サンプル画像:一都三県のStarflake retailをOpen Street Mapにプロットしたもの

 富士通クラウドテクノロジーズでは、流通サービスや不動産ディベロッパー企業が出店計画を決定する際に、目に見えて人口が多く、地価も高い都市エリアはほぼ必ず出店を検討するが、重要になるのは人口が比較的多く、地価が比較的安い、隠された「コストパフォーマンスの高いエリア」の情報ということが、複数のユーザー企業のヒアリングで明らかになったという。

 このため、「公示地価」および250mメッシュ単位で集計された「国勢調査(2015年版)」のデータを用い、地価が比較的安いが人口密度の高いエリアを抽出しようと試みたが、公示地価は年次更新のため、再開発の影響などを考慮できていない可能性があることや、人口10万人以上都市のみが開示されているため、郊外・地方都市はデータに欠損があるといった課題があったとしている。

 そこで、全世界日次で取得可能な「Starflake nightview(都市の夜間光データ)」が「公示地価」の代理変数とならないか検証を重ねたところ、一定の成果が得られたと説明。この結果を受け、Starflake nightviewを公示地価の代理変数=経済的な価値を表す変数として利用するとともに、国勢調査をもとにした人口密度データと250mメッシュ単位で結合し、富士通クラウドテクノロジーズの独自ロジックおよび教師なし学習のアルゴリズムにより、日本全国を人口密度と経済的な価値のバランス=コストパフォーマンスで分類した7つのクラスターに分けることに成功したという。

夜間光は公示地価と強い正の相関があるという

 クラスターのうち、「都市エリア」「準都市エリア」は、目に見えて人口が多く、地価も高い都市エリアに該当する。
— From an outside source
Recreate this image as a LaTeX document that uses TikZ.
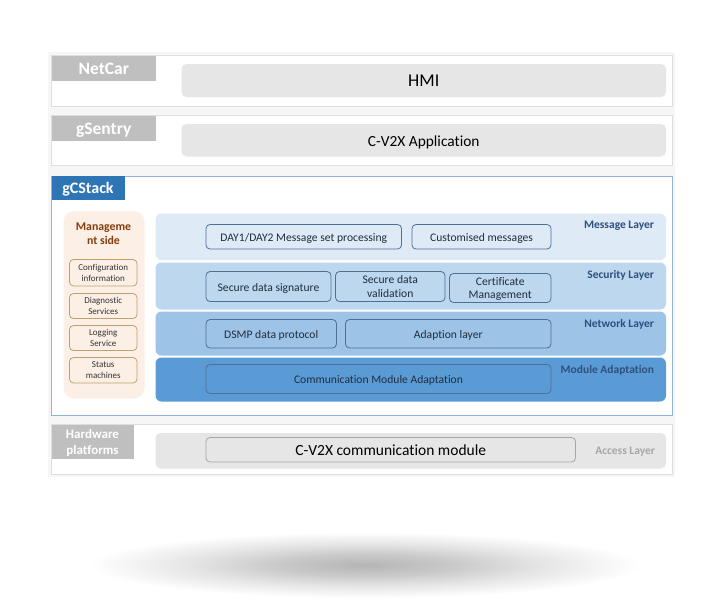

一方、「人口集中エリア」は、人口密度が高いわりに夜間光が低く、人口密度は高いが、比較的地価が安いコストパフォーマンスの高いエリアと解釈でき、出店や拠点開拓時にはこの「人口集中エリア」を選択することで、安い地価に比べて多くの顧客を獲得できると考えられるとしている。

クラスタリングイメージ

 サービスでは、任意の場所のエリアごとの人口密度と経済的な価値を比較、クラスタリングしたデータをCSVファイルで提供する。価格は、1都道府県あたり50万円(税別)。富士通クラウドテクノロジーズでは、Starflake retailの提供開始を記念して、対象プロダクト(地理関連統計データ、Starflakeシリーズ)を一律20%割引で提供するキャンペーンを実施する。キャンペーン期間は9月30日まで。